Task requirements →
Give back exactly the lines from the beginning of the listing below to the line holding "const height = 715;", both ends included; the pictures stay out.

Information provided →
• • •
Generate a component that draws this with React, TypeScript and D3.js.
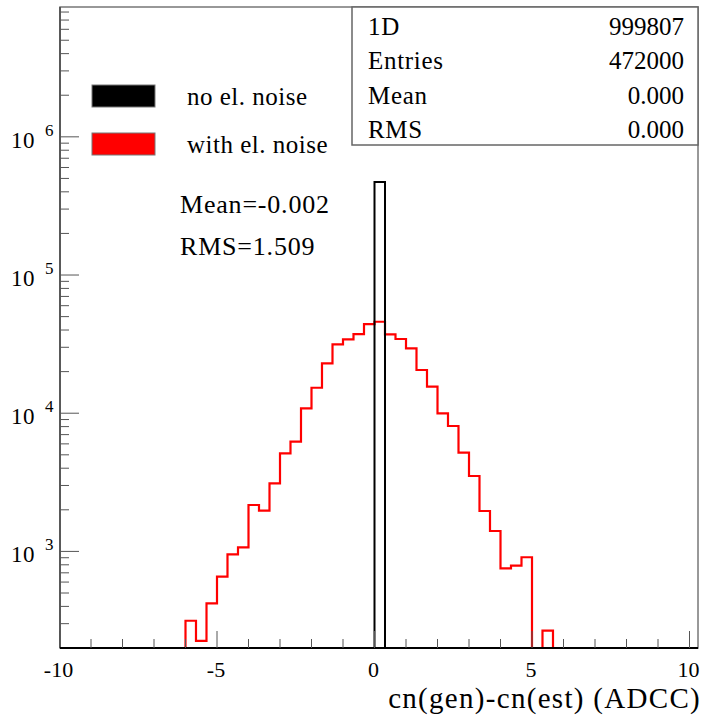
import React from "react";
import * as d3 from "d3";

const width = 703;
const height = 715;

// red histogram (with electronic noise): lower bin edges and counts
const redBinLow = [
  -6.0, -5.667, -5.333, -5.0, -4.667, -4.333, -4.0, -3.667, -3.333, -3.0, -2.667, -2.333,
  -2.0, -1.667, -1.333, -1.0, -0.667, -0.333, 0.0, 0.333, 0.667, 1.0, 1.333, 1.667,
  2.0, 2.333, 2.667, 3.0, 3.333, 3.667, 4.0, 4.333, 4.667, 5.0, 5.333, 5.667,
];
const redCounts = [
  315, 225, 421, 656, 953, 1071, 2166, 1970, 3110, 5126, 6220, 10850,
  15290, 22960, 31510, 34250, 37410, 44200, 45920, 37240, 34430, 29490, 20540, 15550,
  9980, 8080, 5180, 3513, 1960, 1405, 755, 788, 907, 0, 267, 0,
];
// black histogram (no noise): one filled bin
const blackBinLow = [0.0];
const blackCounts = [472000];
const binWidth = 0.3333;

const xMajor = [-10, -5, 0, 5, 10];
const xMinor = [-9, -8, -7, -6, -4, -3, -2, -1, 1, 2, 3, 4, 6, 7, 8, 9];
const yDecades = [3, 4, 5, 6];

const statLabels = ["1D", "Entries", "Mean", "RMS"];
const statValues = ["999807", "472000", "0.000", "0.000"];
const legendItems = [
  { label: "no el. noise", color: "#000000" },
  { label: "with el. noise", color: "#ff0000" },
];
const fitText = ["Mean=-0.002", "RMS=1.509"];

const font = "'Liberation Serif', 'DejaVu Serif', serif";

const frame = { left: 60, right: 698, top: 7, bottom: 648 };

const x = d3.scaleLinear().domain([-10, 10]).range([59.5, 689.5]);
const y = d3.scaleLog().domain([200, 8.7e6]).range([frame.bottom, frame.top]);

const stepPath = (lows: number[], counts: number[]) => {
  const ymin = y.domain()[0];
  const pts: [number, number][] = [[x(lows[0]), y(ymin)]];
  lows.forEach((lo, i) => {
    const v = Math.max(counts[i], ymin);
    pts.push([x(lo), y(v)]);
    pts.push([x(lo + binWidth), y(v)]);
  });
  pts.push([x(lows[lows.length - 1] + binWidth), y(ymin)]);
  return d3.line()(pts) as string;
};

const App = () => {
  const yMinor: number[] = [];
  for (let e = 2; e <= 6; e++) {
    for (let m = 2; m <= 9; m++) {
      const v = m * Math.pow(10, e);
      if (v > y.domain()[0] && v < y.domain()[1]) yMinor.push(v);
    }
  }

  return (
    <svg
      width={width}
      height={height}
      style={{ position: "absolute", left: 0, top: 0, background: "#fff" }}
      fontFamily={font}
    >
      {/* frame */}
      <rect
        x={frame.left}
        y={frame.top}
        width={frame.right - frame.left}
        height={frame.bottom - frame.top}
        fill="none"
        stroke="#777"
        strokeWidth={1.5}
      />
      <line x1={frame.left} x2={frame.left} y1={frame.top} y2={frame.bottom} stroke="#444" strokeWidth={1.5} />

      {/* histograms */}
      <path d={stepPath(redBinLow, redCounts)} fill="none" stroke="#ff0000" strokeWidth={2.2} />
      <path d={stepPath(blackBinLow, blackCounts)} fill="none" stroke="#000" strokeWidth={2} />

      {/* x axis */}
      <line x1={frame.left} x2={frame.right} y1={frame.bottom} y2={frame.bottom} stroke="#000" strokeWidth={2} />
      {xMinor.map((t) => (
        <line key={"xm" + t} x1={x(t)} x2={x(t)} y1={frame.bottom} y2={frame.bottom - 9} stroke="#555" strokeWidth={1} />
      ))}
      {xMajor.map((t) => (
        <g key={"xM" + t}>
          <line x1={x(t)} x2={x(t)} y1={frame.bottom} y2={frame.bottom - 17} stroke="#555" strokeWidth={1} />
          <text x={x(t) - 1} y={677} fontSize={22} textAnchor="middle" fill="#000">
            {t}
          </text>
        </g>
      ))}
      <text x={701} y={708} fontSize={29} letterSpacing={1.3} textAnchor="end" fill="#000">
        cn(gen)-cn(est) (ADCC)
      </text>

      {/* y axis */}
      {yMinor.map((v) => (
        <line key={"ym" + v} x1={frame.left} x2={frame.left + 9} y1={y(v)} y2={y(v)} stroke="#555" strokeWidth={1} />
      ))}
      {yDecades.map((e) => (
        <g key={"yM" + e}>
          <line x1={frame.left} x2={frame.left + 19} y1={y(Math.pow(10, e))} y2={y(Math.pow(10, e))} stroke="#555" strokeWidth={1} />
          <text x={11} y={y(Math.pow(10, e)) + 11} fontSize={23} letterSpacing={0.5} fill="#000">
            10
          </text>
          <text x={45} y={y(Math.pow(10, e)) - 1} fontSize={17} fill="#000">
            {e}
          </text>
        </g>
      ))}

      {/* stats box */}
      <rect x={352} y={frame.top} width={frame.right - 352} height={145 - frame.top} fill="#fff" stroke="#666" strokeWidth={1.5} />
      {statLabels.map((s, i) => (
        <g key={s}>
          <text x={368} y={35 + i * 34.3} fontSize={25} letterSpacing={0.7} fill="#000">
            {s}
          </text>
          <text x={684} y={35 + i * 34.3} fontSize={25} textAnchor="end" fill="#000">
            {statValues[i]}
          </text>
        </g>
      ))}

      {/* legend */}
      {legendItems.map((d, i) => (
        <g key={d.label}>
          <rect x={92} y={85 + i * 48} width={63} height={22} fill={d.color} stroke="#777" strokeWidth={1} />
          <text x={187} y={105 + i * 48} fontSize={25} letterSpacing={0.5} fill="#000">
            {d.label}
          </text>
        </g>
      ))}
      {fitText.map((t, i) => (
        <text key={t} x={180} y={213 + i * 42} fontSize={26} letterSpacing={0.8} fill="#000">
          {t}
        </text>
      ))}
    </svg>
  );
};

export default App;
• • •
Problem solution →
Generate a component that draws this with React, TypeScript and D3.js.
import React from "react";
import * as d3 from "d3";

const width = 703;
const height = 715;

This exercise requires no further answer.